--- START OF DATASET CONTENT ---
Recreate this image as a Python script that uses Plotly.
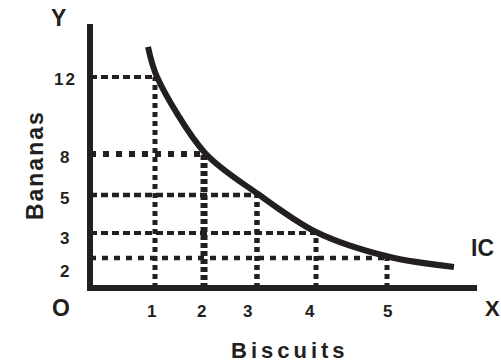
import plotly.graph_objects as go

# nominal values printed on the axes
biscuits = [1, 2, 3, 4, 5]
bananas = [12, 8, 5, 3, 2]

# where each guide actually sits on the (linear) axes
biscuits_at = [1.117, 1.96, 2.87, 3.885, 5.105]
bananas_at = [12.13, 7.70, 5.34, 3.16, 1.72]

# indifference curve, points
ic_x = [0.997, 1.152, 1.977, 2.888, 3.885, 5.156, 6.256]
ic_y = [13.85, 12.13, 7.76, 5.40, 3.22, 1.78, 1.21]

INK = "#231f20"
FONT = "Arial, Liberation Sans, sans-serif"

fig = go.Figure()

# dotted guides: horizontal from the Y axis, vertical down to the X axis
h_dash = ["7px,4px", "6px,7px", "7px,4px", "7px,4px", "6px,6px"]
h_width = [4, 6, 4.5, 4, 4.5]
v_dash = ["5px,4px", "5px,3px", "5px,4px", "5px,4px", "5px,4px"]
v_width = [5, 7, 5.5, 5, 5]
for i, (xa, ya) in enumerate(zip(biscuits_at, bananas_at)):
    fig.add_trace(go.Scatter(x=[0, xa], y=[ya, ya], mode="lines",
                             line=dict(color=INK, width=h_width[i], dash=h_dash[i]),
                             hoverinfo="skip", showlegend=False))
    fig.add_trace(go.Scatter(x=[xa, xa], y=[0, ya], mode="lines",
                             line=dict(color=INK, width=v_width[i], dash=v_dash[i]),
                             hoverinfo="skip", showlegend=False))

fig.add_trace(go.Scatter(x=ic_x, y=ic_y, mode="lines",
                         line=dict(color=INK, width=6, shape="spline", smoothing=0.9),
                         hoverinfo="skip", showlegend=False))

annots = []
def label(text, size, spacing=0, **kw):
    if spacing:
        text = '<span style="letter-spacing:%dpx">%s</span>' % (spacing, text)
    annots.append(dict(text=text, showarrow=False, xanchor="center", yanchor="middle",
                       font=dict(family=FONT, size=size, color=INK, weight="bold"), **kw))

# tick labels (data position on one side, paper on the other so they are not hidden)
x_nudge = [-3, -3, -9, -6, 0]
for xa, b, n in zip(biscuits_at, biscuits, x_nudge):
    label(str(b), 17, x=xa, xref="x", y=-0.075, yref="paper", xshift=n)
y_nudge = [-3, -3, -3, -5, -13]
for ya, b, n in zip(bananas_at, bananas, y_nudge):
    label(str(b), 17, spacing=2, x=-0.056, xref="paper", y=ya, yref="y", yshift=n)

label("Y", 23, x=-0.072, y=1.0225, xref="paper", yref="paper")
label("O", 23, x=-0.067, y=-0.064, xref="paper", yref="paper")
label("X", 22, x=1.040, y=-0.064, xref="paper", yref="paper")
label("IC", 23, x=1.013, y=0.161, xref="paper", yref="paper")
label("Bananas", 23, spacing=2, x=-0.133, y=0.472, xref="paper", yref="paper", textangle=-90)
label("Biscuits", 22, spacing=4, x=0.52, y=-0.221, xref="paper", yref="paper")

# the axes themselves are the zero lines
axis_common = dict(showline=False, showgrid=False, zeroline=True, zerolinewidth=6,
                   zerolinecolor=INK, showticklabels=False, ticks="", fixedrange=True)

fig.update_layout(
    width=501, height=363,
    margin=dict(l=87, r=24, t=24, b=72),
    paper_bgcolor="white", plot_bgcolor="white",
    xaxis=dict(range=[-0.0516, 6.652], **axis_common),
    yaxis=dict(range=[-0.172, 15.17], **axis_common),
    annotations=annots,
    showlegend=False,
)

# page body margin would push the figure off the 501x363 window
fig.write_html("out.html", config={"displayModeBar": False},
               post_script="document.body.style.margin='0';document.body.style.overflow='hidden';")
--- END OF DATASET CONTENT ---
▸ EXERCISE OBJECTIVE
Starting with the first line of the data above and ending with the line containing "ic_y = [13.85, 12.13, 7.76, 5.40, 3.22, 1.78, 1.21]", please restate every line exactly, leaving images out.

▸ RESULT
Recreate this image as a Python script that uses Plotly.
import plotly.graph_objects as go

# nominal values printed on the axes
biscuits = [1, 2, 3, 4, 5]
bananas = [12, 8, 5, 3, 2]

# where each guide actually sits on the (linear) axes
biscuits_at = [1.117, 1.96, 2.87, 3.885, 5.105]
bananas_at = [12.13, 7.70, 5.34, 3.16, 1.72]

# indifference curve, points
ic_x = [0.997, 1.152, 1.977, 2.888, 3.885, 5.156, 6.256]
ic_y = [13.85, 12.13, 7.76, 5.40, 3.22, 1.78, 1.21]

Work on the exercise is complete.